Of Meteorites and Mines: Recent Highlights from the Carbon Mineral Challenge

26 March 2019

The Carbon Mineral Challenge has now documented 28 new carbon minerals since the program’s launch in December 2015. Project lead Daniel Hummer (Southern Illinois University, USA), is taking stock of the discoveries as the program enters its final six months, but in the meantime, here’s a survey of the latest 11 minerals. Each is packed with its own story and surprise.
 
The new minerals have been unearthed in a variety of environments, from subarctic peaks to desert cliffs, from abandoned mines to outer space.
 
Aravaite was described by Evgeny Galuskin (University of Silesia in Katowice, Poland) and colleagues near the Arava Valley, after which it is named. Arava, or Arabah, is a desert that forms part of the border between Israel and Jordan.
 
Vladimir Karpenko (Fersman Mineralogical Museum, Russia) and his team uncovered akopovaite near the Asan-Usan glacier in the Batken Region of Kyrgyzstan. Šlikite was described by Jiří Sejkora (National Museum, Czech Republic) and his colleagues in samples from the ore mining region around Jáchymov, Czech Republic.
 
A sample of fiemmeite was collected by Francesco Demartin (Università degli Studi di Milano, Italy) and his co-authors in an old mine in the carbonate-rich Dolomite Mountains of northern Italy. The Dolomite Mountain region is famous for its contribution to mineral rosters, including a second instance of the mineral middlebackite, a carbon mineral verified in 2016.
 

wedderburn meteorite

Wedderburn Meteorite. [E 12197] by Rodney Start. From Museums Victoria
Copyright Museums Victoria / CC BY (Licensed as Attribution 4.0 International)

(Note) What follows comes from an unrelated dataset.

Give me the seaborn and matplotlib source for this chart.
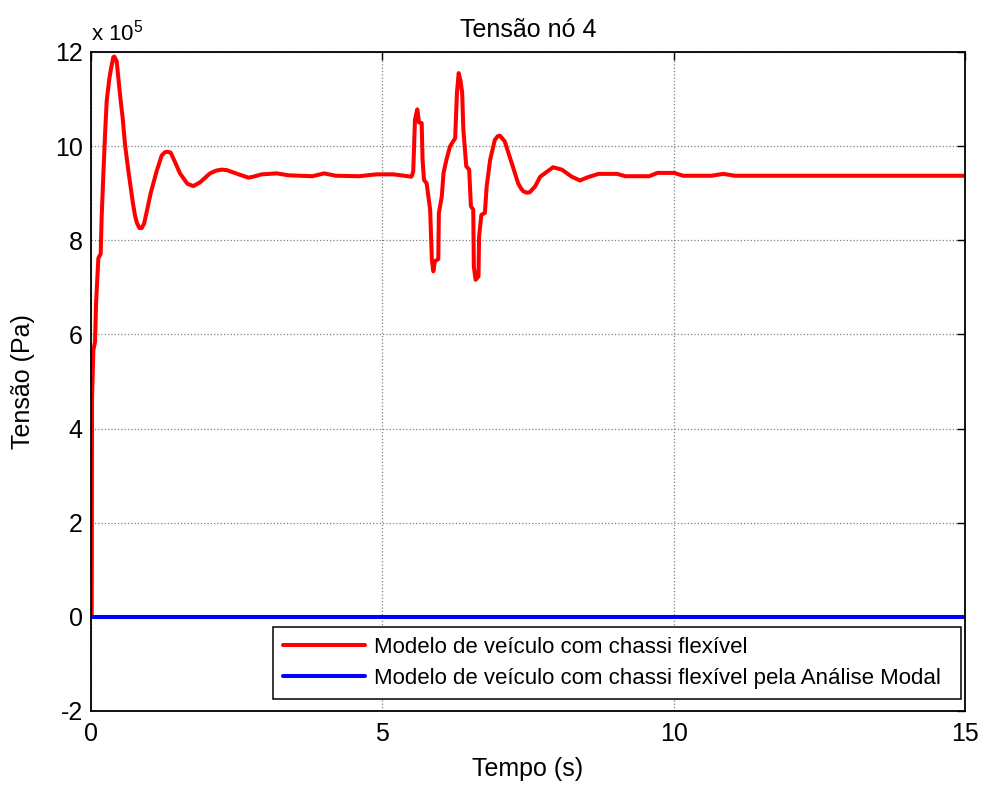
import numpy as np
import pandas as pd
import matplotlib
matplotlib.use("Agg")
import matplotlib.pyplot as plt
import seaborn as sns

# Tensão no nó 4 (valores em unidades de 1e5 Pa)
tempo = [0.0, 0.012, 0.017, 0.040, 0.069, 0.086, 0.126, 0.166, 0.183, 0.212,
         0.240, 0.269, 0.315, 0.338, 0.383, 0.400, 0.441, 0.469, 0.509, 0.543,
         0.583, 0.641, 0.669, 0.715, 0.755, 0.790, 0.830, 0.870, 0.910, 0.955,
         1.024, 1.127, 1.213, 1.270, 1.310, 1.367, 1.442, 1.527, 1.653, 1.756,
         1.871, 2.042, 2.150, 2.243, 2.328, 2.557, 2.700, 2.786, 2.929, 3.187,
         3.386, 3.587, 3.80, 4.00, 4.20, 4.60, 4.90, 5.19, 5.50, 5.53,
         5.56, 5.60, 5.63, 5.675, 5.69, 5.715, 5.76, 5.79, 5.82, 5.85,
         5.875, 5.90, 5.96, 5.97, 6.02, 6.05, 6.10, 6.16, 6.25, 6.28,
         6.31, 6.34, 6.37, 6.39, 6.44, 6.49, 6.52, 6.56, 6.57, 6.60,
         6.65, 6.66, 6.70, 6.76, 6.79, 6.85, 6.93, 6.98, 7.02, 7.10,
         7.22, 7.33, 7.38, 7.42, 7.48, 7.53, 7.62, 7.71, 7.93, 8.08,
         8.25, 8.39, 8.53, 8.71, 9.03, 9.17, 9.58, 9.72, 10.01, 10.16,
         10.65, 10.85, 11.05, 15.0]
tensao = [0.0, 0.0, 4.62, 5.67, 5.84, 6.65, 7.62, 7.71, 8.52, 9.41,
          10.23, 10.96, 11.44, 11.61, 11.89, 11.90, 11.80, 11.44, 10.96, 10.60,
          10.04, 9.47, 9.23, 8.82, 8.52, 8.36, 8.26, 8.26, 8.35, 8.60,
          9.00, 9.47, 9.80, 9.87, 9.88, 9.86, 9.66, 9.42, 9.20, 9.15,
          9.23, 9.42, 9.48, 9.50, 9.49, 9.39, 9.33, 9.35, 9.40, 9.42,
          9.38, 9.37, 9.36, 9.42, 9.37, 9.36, 9.40, 9.40, 9.35, 9.46,
          10.56, 10.78, 10.50, 10.49, 9.71, 9.28, 9.21, 8.93, 8.65, 7.58,
          7.34, 7.55, 7.60, 8.58, 8.93, 9.43, 9.71, 9.99, 10.17, 11.13,
          11.55, 11.40, 11.13, 10.35, 9.57, 9.50, 8.72, 8.65, 7.44, 7.16,
          7.23, 8.08, 8.54, 8.58, 9.14, 9.71, 10.13, 10.21, 10.22, 10.10,
          9.64, 9.21, 9.10, 9.04, 9.01, 9.02, 9.14, 9.35, 9.55, 9.50,
          9.35, 9.27, 9.34, 9.41, 9.41, 9.36, 9.36, 9.43, 9.43, 9.37,
          9.37, 9.41, 9.37, 9.37]

tempo_modal = [0.0, 15.0]
tensao_modal = [0.0, 0.0]

rotulos = ["Modelo de veículo com chassi flexível",
           "Modelo de veículo com chassi flexível pela Análise Modal"]
xticks = [0, 5, 10, 15]
yticks = [-2, 0, 2, 4, 6, 8, 10, 12]

sns.set_theme(style="white")
plt.rcParams["font.family"] = ["Liberation Sans", "DejaVu Sans"]
plt.rcParams["mathtext.default"] = "regular"
plt.rcParams["axes.unicode_minus"] = False
plt.rcParams["text.color"] = "black"
plt.rcParams["axes.labelcolor"] = "black"
plt.rcParams["xtick.color"] = "black"
plt.rcParams["ytick.color"] = "black"

fig = plt.figure(figsize=(9.83, 7.87), dpi=100)
ax = fig.add_axes([0.0926, 0.0966, 0.8891, 0.8374])

df_flex = pd.DataFrame({"t": tempo, "s": tensao})
df_modal = pd.DataFrame({"t": tempo_modal, "s": tensao_modal})
sns.lineplot(data=df_flex, x="t", y="s", ax=ax, color="#ff0000", linewidth=2.9,
             sort=False, estimator=None, label=rotulos[0])
sns.lineplot(data=df_modal, x="t", y="s", ax=ax, color="#0000ff", linewidth=2.9,
             sort=False, estimator=None, label=rotulos[1])

ax.set_xlim(0, 15)
ax.set_ylim(-2, 12)
ax.set_xticks(xticks)
ax.set_yticks(yticks)
ax.grid(True, linestyle=":", color="#808080", linewidth=0.9)
for sp in ax.spines.values():
    sp.set_color("black")
    sp.set_linewidth(1.3)
ax.tick_params(direction="in", length=6, width=1, color="black",
               top=True, right=True, labelsize=18, labelcolor="black")
ax.tick_params(axis="x", pad=8)
ax.tick_params(axis="y", pad=6)

ax.set_title("Tensão nó 4", fontsize=18, pad=11, color="black")
ax.set_xlabel("Tempo (s)", fontsize=18, labelpad=8)
ax.set_ylabel("Tensão (Pa)", fontsize=18, labelpad=14)

ax.annotate(r"x 10$^{5}$", xy=(0, 1), xycoords="axes fraction",
            xytext=(0, 8), textcoords="offset points",
            ha="left", va="baseline", fontsize=16, color="black")

leg = ax.legend(loc="lower left", bbox_to_anchor=(0.2082, 0.0182, 0.787, 0.112),
                mode="expand", borderaxespad=0, fontsize=16, frameon=True,
                fancybox=False, edgecolor="black", framealpha=1,
                handlelength=3.7, handletextpad=0.4, labelspacing=0.45,
                borderpad=0.45)
leg.get_frame().set_linewidth(1.1)
for txt in leg.get_texts():
    txt.set_color("black")

fig.savefig("out.png", dpi=100)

Meteorites have delivered all manner of treasure to Earth, including diamonds and gold. In the case of the Wedderburg meteorite, the prize was the new mineral edscottite, which was discovered by Chi Ma (California Institute of Technology, USA) and Alan Rubin (University of Los Angeles, USA). The small, corroded meteorite was found along an Australia roadside in 1951. It carries traces of gold, iron, kamacite, schreibersite, taenite, and troilite, and now edscottite—the object’s first carbon-bearing mineral.
 
Meyrowitzite, uroxite, and psuedomarkeyite join the rapidly expanding family of carbon minerals that contain uranium. This family continues to grow thanks to ongoing exploration of former uranium mines in the deserts of the United States Southwest by Anthony Kampf (Natural History Museum of Los Angeles County, USA) and colleagues. Meyrowitzite is named for American analytical chemist Robert Meyrowitz (1916-2013) who worked on the Manhattan Project that produced the first nuclear weapons during World War II. After the war, he joined the United States Geological Survey.
 
Uroxite

Uroxite, 0.68mm FOV. Photo by Anthony Kampf.


Uroxite is named for its composition. It is the first natural uranyl (ur) oxalate (ox), and the first organic uranium mineral ever found. Kampf and colleagues discovered it on consecutive days in mines 136 kilometers apart. Speaking of families, psuedomarkeyite could be considered previously discovered markeyite’s twin brother. Both minerals occur in close association and are similar in appearance, composition, Raman spectra, and structure.
 
davidbrownite-1.14mmFOV

Davidbrownite. The deep blue crystals in the image are antipinite. Photograph by Anthony Kampf.


 
Kampf and Joe Marty (University of Utah, USA, retired) have expanded their focus into the Rowley Mine area of the Painted Rocks Mountains of Arizona. There they unearthed the phosphate oxalate mineral phoxite in a hot and humid part of the mine in guano and post-mining deposits. Phoxite crystals comprise portions of the interiors and rims of circular masses that are presumably bat excrement. Kampf notes that several samples from this unusual assemblage are under study and have already produced an additional carbon-bearing oxalate, davidbrownite-(NH).
 
Another oxalate, alterite, was named in honor of long time Arizona field collector Malcolm Alter. Alterite is the 23rd oxalate species, and the first natural zinc oxalate mineral to date. Robert Downs (University of Arizona, USA) and his lab led the analysis on the new mineral. Downs is a co-author of the paper that launched the Carbon Mineral Challenge.